President Obama showcased his comedic side as he formally welcomed British Prime Minister David Cameron and his wife Samantha to the White House this morning.
"It's now been 200 years since the British came here, to the White House - under somewhat different circumstances," the president joked about the British burning of the White House during the War of 1812. "They made quite an impression. They really lit up the place."
The prime minister returned the ribbing. "I am a little embarrassed, as I stand here, to think that 200 years ago my ancestors tried to burn this place down. Now, looking around me, I can see you've got the place a little better defended today," Cameron said as he looked out at the impressive display of members from the U.S. Armed Forces gathered on the South Lawn. "You're clearly not taking any risks with the Brits this time."

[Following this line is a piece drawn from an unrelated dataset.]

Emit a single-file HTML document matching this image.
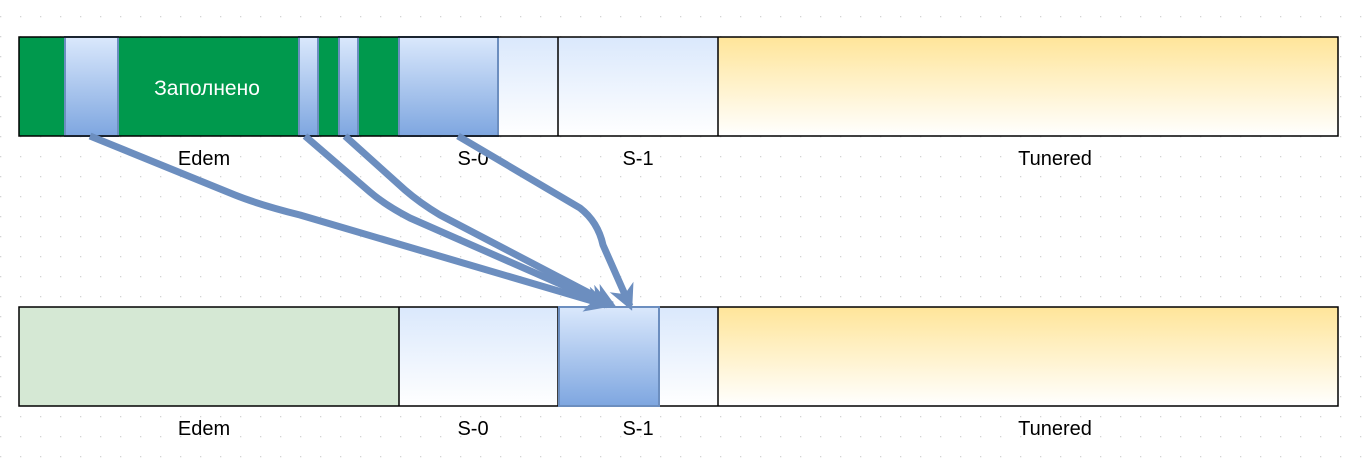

While this morning's pomp and circumstance formally marked the start of the prime minister's visit, Obama and Cameron kicked things off Tuesday with an NCAA tournament game in Ohio, where the prime minister said he learned "some new words - alley-oops, brackets, fast breaks."
"Last night, as president, I shared with the prime minister a uniquely American tradition of bracketology. March Madness," Obama boasted. "He's learned to appreciate one of our great national pastimes. His team has told me he has decided to install a hoop at 10 Downing Street."
All joking aside, the president and prime minster have a full day of meetings and a long agenda to cover, including the Afghanistan war strategy, unrest in the Middle East and the global economy.
"Whenever an American president and a British prime minister get together, there is a serious and important agenda to work through. And today is no different. Afghanistan, Iran, the Arab Spring, the need for trade, for growth, for jobs in the world economy, the biggest issues in the world - that is our agenda today," Cameron said.
Stressing the unity of their alliance, the president described the relationship between the two nations as "rock-solid" and "the strongest that it has ever been."
"The reason is simple. We stand together and we work together and we bleed together and we build together, in good times and in bad, because when we do our nations are more secure, our people are more prosperous, and the world is a safer and better and more just place," Obama said.